芝兰明白平时暗恋她的男人那么多,爱主动找她搭讪的男人自然也多,不知道有多少男人都在把她当成什么心动女人看待。

“我不明白,你的初恋情人,你的心爱女人那么多,谁会弄得明白你那些乱七八糟的事情呢?”

“我承认以前和我好过的女人多,但是谁在我心中的位置可以排上第一,我想你应该是明白的。”

“我不明白,也不想知道。”

“兰妹子,过后你看吧。我一定用行动来证明孙序文这辈子最爱最恋的女人,她到底是谁!”

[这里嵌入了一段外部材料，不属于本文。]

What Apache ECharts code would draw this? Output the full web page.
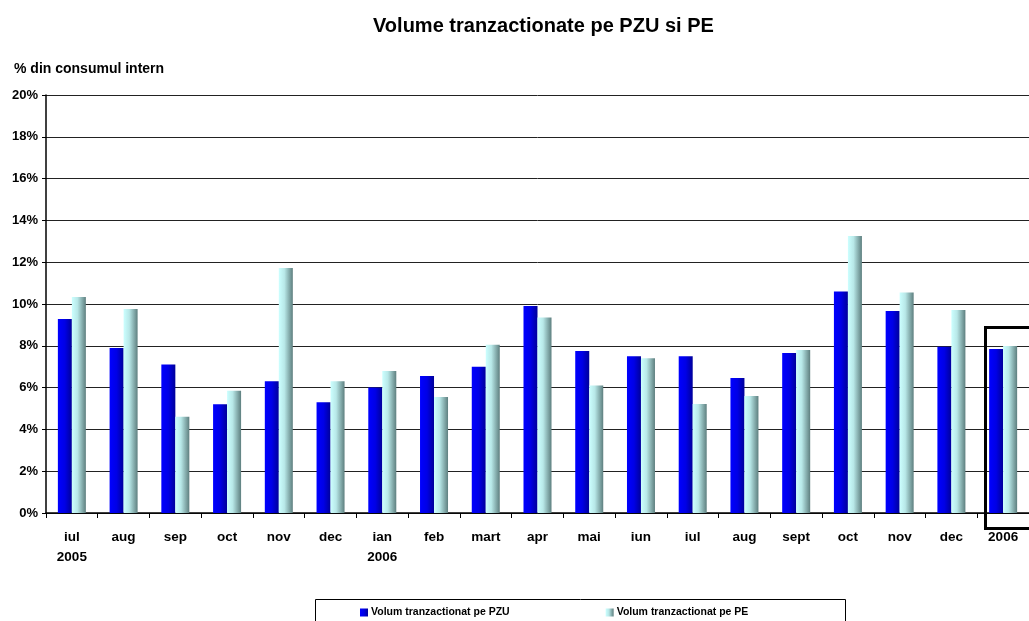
<!DOCTYPE html>
<html>
<head>
<meta charset="utf-8">
<script src="https://cdn.jsdelivr.net/npm/echarts@6/dist/echarts.min.js"></script>
<style>
html, body { margin: 0; padding: 0; background: #fff; }
#chartBox { width: 1029px; height: 621px; }
</style>
</head>
<body>
<div id="chartBox"></div>
<script>
// luni (categorii)
var months = ['iul\n2005', 'aug', 'sep', 'oct', 'nov', 'dec', 'ian\n2006', 'feb', 'mart', 'apr',
              'mai', 'iun', 'iul', 'aug', 'sept', 'oct', 'nov', 'dec', '2006'];
// % din consumul intern
var pzu = [9.28, 7.9, 7.1, 5.2, 6.3, 5.3, 6.0, 6.55, 7.0, 9.9, 7.75, 7.5, 7.5, 6.46, 7.66, 10.6, 9.67, 7.96, 7.85];
var pe  = [10.33, 9.76, 4.6, 5.85, 11.72, 6.3, 6.8, 5.55, 8.05, 9.35, 6.1, 7.4, 5.22, 5.6, 7.8, 13.25, 10.55, 9.71, 7.99];

var chartDom = document.getElementById('chartBox');
var myChart = echarts.init(chartDom);
var font = 'Liberation Sans, Arial, sans-serif';

var option = {
    animation: false,
    title: {
        text: 'Volume tranzactionate pe PZU si PE',
        left: 368,
        top: 11,
        textStyle: { fontFamily: font, fontSize: 20, fontWeight: 'bold', color: '#000' }
    },
    legend: {
        left: 355,
        top: 602,
        itemWidth: 8,
        itemHeight: 8,
        itemGap: 96,
        icon: 'rect',
        textStyle: { fontFamily: font, fontSize: 10.5, fontWeight: 'bold', color: '#000', padding: [0, 0, 0, -2] },
        data: ['Volum tranzactionat pe PZU', 'Volum tranzactionat pe PE']
    },
    grid: { left: 46, right: -5, top: 95, bottom: 108 },
    xAxis: {
        type: 'category',
        data: months,
        axisLine: { lineStyle: { color: '#000', width: 1.5 } },
        axisTick: { show: true, length: 5, lineStyle: { color: '#000' } },
        axisLabel: {
            interval: 0, margin: 14, lineHeight: 20,
            fontFamily: font, fontSize: 13.5, fontWeight: 'bold', color: '#000'
        }
    },
    yAxis: {
        type: 'value',
        min: 0, max: 20, interval: 2,
        axisLine: { show: true, lineStyle: { color: '#000', width: 1.5 } },
        axisTick: { show: true, length: 4, lineStyle: { color: '#000' } },
        splitLine: { lineStyle: { color: '#222', width: 1 } },
        axisLabel: {
            formatter: '{value}%', margin: 8,
            fontFamily: font, fontSize: 13, fontWeight: 'bold', color: '#000'
        }
    },
    series: [
        {
            name: 'Volum tranzactionat pe PZU',
            type: 'bar',
            barWidth: 14,
            barGap: '0%',
            itemStyle: {
                color: new echarts.graphic.LinearGradient(0, 0, 1, 0, [
                    { offset: 0, color: '#0000ff' },
                    { offset: 0.5, color: '#0000e6' },
                    { offset: 1, color: '#00009a' }
                ])
            },
            data: pzu
        },
        {
            name: 'Volum tranzactionat pe PE',
            type: 'bar',
            barWidth: 14,
            itemStyle: {
                color: new echarts.graphic.LinearGradient(0, 0, 1, 0, [
                    { offset: 0, color: '#ccffff' },
                    { offset: 0.4, color: '#b8e8e8' },
                    { offset: 1, color: '#5e7f7f' }
                ])
            },
            data: pe
        }
    ],
    graphic: [
        {
            type: 'text', left: 14, top: 62,
            style: { text: '% din consumul intern', font: 'bold 14px ' + font, fill: '#000' }
        },
        {
            type: 'rect', left: 313, top: 597, z: 100,
            shape: { width: 530, height: 30 },
            style: { fill: 'none', stroke: '#000', lineWidth: 1 }
        },
        {
            type: 'rect', left: 983, top: 325, z: 100,
            shape: { width: 60, height: 201 },
            style: { fill: 'none', stroke: '#000', lineWidth: 3 }
        }
    ]
};
myChart.setOption(option);
</script>
</body>
</html>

文子揉着芝兰的脸颊,自信地乐着说。以前芝兰不能选择文子而决定选择大河过后,她舍不得赶走自己花枝上的蜜蜂,舍不得赶走文子这只蜜蜂的原因,就是看在他对她的这份情意上。过后她每当面对文子的长期付出与示爱,动心时刻她也想献出一份爱意与文子一起来分享,或是送给他采上一次花蜜。可是她出于对婚姻的忠心和受道德底线的制约,一直不能轻易走出这一步。因而婚后她心里对文子藕断丝连,或多或少也会对文子产生一种莫名的歉意。